Ramadan Versus Tromsø, Norway
Ramadan (or Ramzan) is the Islamic month of fasting, in which Muslims do not eat or drink anything from true dawn until sunset. Fasting, according to Islamic theology, is meant to teach the person patience, sacrifice and humility. During Ramzan, Muslims offer more prayer than usual.
This Islamic observance takes place during the ninth month of the Islamic calendar; the month in which the Qur’an was “revealed” to the Prophet Muhammad. The Islamic calendar is a lunar calendar used by Muslims everywhere to determine the proper day on which to celebrate Islamic holy days and festivals such as Ramzan. It is a lunar calendar having 12 lunar months in a year of about 354 days. Because this lunar year is about 11 days shorter than the solar year, Islamic holy days, although celebrated on fixed dates on the Islamic calendar, usually shift 11 days earlier each successive solar year.
Another fact. Tromsø is a northern city in Norway with a population of about 70,000 people. At that latitude however, hundreds of thousands of people live across Russia, Canada, Sweden, Alaska and the likes. Norway is popularly known as the Land of the Midnight Sun. Tromsø goes without the sun for two months or 60 days between 21 November and 21 January, and has the midnight sun looming for about two months and eight days, or a total of 68 days.
So the question that arises is, since there are about 60 days of darkness and daylight at times in Tromsø, and Muslims are supposed to fast (including not drinking anything, not even swallowing one’s own saliva) from dawn until sunset, what would a Muslim living in Tromsø do, if Ramzan fell in such a season?
Did the Islamic God really not know that there are places in the world where days last as long as two months? Surely, it would be absurd for someone to fast this long. Did God not know this?
Of course, the reason is simpler. Like any other religion, Islam grew out of the imagination of the human mind. Initially, in light of the prevalent social order, religion have have even been “progressive”. But it was influenced by the material world around them. It was based on the knowledge that existed at that time. Islam originated and evolved into its current form in what is now known as Saudi Arabia and surrounding states. No one really knew that the lengths of days differed across regions then.
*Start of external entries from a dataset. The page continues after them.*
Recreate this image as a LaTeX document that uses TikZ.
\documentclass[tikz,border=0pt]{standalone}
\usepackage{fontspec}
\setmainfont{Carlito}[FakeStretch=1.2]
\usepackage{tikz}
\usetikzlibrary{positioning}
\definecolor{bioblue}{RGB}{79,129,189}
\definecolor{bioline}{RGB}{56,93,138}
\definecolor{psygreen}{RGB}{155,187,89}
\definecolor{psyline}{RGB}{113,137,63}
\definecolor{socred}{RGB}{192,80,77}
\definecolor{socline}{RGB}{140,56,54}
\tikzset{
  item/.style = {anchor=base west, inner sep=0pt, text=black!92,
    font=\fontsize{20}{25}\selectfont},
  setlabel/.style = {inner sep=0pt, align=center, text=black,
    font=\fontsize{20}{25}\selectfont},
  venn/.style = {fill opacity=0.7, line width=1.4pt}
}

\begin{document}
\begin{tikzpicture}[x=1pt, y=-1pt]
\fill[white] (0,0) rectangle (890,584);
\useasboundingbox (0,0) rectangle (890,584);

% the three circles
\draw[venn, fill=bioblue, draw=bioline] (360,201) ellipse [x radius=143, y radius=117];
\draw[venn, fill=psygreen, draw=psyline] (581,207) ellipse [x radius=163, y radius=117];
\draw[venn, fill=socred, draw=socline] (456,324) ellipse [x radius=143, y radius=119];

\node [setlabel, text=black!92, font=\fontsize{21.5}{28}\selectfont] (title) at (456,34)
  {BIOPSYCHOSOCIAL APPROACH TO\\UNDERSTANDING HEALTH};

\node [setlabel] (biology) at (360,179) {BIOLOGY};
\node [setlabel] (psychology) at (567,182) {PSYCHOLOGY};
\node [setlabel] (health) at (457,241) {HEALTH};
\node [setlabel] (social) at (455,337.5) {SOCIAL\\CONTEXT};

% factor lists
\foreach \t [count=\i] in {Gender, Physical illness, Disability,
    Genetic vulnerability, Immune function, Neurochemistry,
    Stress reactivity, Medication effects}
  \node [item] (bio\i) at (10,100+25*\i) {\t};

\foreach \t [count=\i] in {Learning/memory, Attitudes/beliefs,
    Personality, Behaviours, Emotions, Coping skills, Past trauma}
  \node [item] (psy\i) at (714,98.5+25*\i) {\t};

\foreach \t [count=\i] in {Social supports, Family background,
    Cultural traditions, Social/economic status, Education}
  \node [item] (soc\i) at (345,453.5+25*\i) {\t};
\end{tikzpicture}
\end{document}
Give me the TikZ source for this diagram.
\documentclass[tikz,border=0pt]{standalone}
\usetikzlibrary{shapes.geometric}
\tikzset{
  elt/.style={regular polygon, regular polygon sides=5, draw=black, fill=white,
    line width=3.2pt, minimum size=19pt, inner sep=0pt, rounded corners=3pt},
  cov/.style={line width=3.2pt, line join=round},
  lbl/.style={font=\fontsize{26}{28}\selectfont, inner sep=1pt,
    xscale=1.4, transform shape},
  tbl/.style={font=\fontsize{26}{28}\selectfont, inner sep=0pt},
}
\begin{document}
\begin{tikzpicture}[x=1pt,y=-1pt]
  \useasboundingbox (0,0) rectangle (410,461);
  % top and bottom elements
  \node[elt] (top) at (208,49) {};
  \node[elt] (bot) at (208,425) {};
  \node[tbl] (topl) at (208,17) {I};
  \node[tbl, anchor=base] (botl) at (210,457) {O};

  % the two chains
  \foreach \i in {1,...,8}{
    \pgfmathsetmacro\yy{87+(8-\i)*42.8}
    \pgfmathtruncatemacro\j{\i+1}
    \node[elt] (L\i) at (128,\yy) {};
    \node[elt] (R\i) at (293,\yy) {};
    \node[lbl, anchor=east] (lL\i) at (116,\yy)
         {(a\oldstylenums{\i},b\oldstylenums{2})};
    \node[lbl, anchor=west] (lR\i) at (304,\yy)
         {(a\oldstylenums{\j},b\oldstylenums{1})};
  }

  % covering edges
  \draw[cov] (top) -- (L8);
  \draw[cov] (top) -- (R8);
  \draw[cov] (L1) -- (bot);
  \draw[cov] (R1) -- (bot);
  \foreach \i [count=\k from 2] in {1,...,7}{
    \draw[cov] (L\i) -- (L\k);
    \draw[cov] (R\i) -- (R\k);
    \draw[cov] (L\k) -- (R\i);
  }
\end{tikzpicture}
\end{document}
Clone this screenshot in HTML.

They did not even know the Earth was not flat, or that the Sun did not revolve around the Earth.
This contradiction is among the many that show the Human angle to the claimed divine and supernatural.
Judaism, like any other religion would, also faced the same problem. All modern religions of the world sprung up in Asia around 0 B.C., give or take a few hundred years (Ancient religions such as Hinduism, the Egyptian, Greek, Roman and Norse ones are older and have more diverse beginnings). But Jews were able to tackle this problem when Judaism reached such Northern communities. They gave rise to a body of Jewish law in the Polar Regions, which attempt to deal with the special challenges of adhering to the Mitzvah in such conditions. If and when Islam finally reaches the Polar Regions, I’m sure some Islamic leaders will stand up and create a new set of rules to suit the situation.
But in doing so, they would miss the important point: religion is manmade, and religious knowledge is limited in general to those who thought up of them, and to the time they thought up of them. God is not a divine being whose say we have to follow, “He” is merely a figment of human imagination.